Print the lines of the listing below verbatim from its first line through the line bearing "const uisFemale = [93.7, 92.7, 89.6, 88.7, 89.4, 87.3];". Any pictures are to be omitted.

=== Source data ===

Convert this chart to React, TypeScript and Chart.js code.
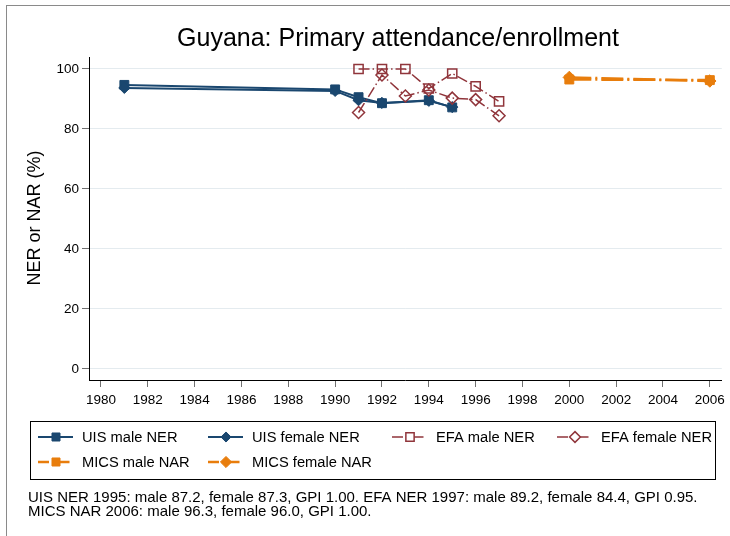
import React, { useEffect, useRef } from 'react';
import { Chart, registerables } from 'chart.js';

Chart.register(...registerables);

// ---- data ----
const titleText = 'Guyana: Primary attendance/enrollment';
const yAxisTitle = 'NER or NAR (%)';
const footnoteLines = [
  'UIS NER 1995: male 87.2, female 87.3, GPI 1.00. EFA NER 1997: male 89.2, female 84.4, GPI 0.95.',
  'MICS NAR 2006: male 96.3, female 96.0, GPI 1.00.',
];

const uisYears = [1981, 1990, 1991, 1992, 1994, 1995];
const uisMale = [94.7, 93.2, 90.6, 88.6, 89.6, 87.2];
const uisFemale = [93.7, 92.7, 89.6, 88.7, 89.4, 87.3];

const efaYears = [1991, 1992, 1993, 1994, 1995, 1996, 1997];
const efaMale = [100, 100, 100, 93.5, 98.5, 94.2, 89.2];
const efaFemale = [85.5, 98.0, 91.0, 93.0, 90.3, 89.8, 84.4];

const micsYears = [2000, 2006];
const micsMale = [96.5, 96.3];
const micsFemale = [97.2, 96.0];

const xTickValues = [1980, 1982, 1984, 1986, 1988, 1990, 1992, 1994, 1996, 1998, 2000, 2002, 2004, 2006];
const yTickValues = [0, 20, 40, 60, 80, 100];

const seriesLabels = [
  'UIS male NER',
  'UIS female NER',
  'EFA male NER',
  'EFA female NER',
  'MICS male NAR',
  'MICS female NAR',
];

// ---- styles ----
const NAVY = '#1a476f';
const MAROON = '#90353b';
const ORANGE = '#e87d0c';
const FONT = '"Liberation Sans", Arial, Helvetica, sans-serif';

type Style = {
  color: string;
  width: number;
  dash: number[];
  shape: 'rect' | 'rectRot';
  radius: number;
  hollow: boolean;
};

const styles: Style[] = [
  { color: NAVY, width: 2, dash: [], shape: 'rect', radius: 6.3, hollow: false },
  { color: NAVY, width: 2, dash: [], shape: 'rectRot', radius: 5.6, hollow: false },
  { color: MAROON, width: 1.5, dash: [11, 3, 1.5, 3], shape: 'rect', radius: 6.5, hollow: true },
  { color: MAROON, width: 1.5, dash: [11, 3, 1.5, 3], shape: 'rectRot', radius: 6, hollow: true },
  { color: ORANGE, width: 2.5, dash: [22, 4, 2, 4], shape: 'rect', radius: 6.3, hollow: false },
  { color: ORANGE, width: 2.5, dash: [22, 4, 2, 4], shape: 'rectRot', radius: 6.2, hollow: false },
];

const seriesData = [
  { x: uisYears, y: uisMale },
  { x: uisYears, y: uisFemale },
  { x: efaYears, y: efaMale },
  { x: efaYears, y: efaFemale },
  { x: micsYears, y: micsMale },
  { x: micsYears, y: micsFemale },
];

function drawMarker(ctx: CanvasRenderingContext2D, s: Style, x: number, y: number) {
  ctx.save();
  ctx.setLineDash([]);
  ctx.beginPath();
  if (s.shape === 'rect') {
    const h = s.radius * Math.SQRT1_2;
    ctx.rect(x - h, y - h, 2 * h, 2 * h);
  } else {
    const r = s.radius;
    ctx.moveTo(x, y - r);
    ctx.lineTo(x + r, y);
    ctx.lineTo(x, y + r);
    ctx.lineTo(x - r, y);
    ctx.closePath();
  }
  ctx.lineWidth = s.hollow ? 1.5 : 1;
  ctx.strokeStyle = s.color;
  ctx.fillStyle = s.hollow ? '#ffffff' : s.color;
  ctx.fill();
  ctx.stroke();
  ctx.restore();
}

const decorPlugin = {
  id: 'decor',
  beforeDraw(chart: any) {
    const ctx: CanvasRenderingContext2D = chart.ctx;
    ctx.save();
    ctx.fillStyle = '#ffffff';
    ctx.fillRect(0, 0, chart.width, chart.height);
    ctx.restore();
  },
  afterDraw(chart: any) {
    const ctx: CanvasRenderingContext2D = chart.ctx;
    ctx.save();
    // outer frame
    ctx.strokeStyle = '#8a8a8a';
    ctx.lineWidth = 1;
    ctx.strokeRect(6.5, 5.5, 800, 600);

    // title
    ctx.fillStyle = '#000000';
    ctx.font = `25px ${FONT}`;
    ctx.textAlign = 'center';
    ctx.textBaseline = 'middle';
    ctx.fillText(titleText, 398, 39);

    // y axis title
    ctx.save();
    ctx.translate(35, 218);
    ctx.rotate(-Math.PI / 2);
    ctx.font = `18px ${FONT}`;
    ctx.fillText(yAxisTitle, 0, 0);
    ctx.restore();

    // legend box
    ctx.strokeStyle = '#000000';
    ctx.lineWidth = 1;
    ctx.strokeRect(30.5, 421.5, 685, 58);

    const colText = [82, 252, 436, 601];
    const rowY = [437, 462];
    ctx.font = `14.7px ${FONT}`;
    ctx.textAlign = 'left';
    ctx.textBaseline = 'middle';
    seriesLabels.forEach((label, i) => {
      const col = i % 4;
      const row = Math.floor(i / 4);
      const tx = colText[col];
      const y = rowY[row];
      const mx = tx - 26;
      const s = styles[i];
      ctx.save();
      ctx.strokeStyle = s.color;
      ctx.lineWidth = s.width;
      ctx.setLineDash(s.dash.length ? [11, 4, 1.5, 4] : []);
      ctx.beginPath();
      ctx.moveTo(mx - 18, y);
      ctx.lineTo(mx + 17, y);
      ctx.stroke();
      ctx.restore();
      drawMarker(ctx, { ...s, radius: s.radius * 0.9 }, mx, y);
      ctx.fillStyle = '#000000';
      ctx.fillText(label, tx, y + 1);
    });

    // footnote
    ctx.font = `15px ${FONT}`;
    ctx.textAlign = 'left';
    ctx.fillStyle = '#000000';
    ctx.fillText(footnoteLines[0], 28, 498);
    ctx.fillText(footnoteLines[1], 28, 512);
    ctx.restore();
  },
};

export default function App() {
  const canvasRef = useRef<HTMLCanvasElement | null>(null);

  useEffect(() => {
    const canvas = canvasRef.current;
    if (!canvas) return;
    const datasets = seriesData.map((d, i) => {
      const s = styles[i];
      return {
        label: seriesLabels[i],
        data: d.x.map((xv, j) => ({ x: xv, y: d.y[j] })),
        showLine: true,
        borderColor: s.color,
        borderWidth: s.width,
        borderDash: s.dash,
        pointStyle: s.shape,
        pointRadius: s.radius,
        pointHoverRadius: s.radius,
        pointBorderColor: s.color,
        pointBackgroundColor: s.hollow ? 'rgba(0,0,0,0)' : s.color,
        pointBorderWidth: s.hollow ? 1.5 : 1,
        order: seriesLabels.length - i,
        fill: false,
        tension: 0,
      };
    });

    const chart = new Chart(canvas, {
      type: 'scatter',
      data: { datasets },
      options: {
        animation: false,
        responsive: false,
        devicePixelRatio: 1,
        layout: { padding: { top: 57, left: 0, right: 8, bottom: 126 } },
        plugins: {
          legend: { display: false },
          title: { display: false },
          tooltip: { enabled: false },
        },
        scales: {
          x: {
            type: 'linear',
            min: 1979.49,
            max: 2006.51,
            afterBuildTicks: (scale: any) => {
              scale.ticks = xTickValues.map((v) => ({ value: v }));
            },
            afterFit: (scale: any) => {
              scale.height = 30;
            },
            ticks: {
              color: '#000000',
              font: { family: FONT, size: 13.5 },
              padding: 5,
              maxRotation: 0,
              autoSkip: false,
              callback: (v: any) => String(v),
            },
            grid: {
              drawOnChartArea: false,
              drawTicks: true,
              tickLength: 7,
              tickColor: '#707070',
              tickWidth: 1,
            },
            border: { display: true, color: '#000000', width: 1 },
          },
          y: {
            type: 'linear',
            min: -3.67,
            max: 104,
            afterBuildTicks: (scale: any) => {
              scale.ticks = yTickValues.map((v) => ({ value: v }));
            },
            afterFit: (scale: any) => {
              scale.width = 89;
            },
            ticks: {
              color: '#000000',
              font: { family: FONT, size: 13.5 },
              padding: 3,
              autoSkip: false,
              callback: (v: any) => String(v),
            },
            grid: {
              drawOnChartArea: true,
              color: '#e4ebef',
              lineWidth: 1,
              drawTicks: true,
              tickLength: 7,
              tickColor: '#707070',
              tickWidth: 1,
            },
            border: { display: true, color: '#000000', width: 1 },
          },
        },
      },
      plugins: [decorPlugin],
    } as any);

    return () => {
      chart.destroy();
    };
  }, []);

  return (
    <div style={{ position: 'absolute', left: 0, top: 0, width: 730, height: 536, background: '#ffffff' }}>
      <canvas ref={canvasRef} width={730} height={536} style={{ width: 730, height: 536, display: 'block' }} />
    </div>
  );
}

===

◆ The result ◆
Convert this chart to React, TypeScript and Chart.js code.
import React, { useEffect, useRef } from 'react';
import { Chart, registerables } from 'chart.js';

Chart.register(...registerables);

// ---- data ----
const titleText = 'Guyana: Primary attendance/enrollment';
const yAxisTitle = 'NER or NAR (%)';
const footnoteLines = [
  'UIS NER 1995: male 87.2, female 87.3, GPI 1.00. EFA NER 1997: male 89.2, female 84.4, GPI 0.95.',
  'MICS NAR 2006: male 96.3, female 96.0, GPI 1.00.',
];

const uisYears = [1981, 1990, 1991, 1992, 1994, 1995];
const uisMale = [94.7, 93.2, 90.6, 88.6, 89.6, 87.2];
const uisFemale = [93.7, 92.7, 89.6, 88.7, 89.4, 87.3];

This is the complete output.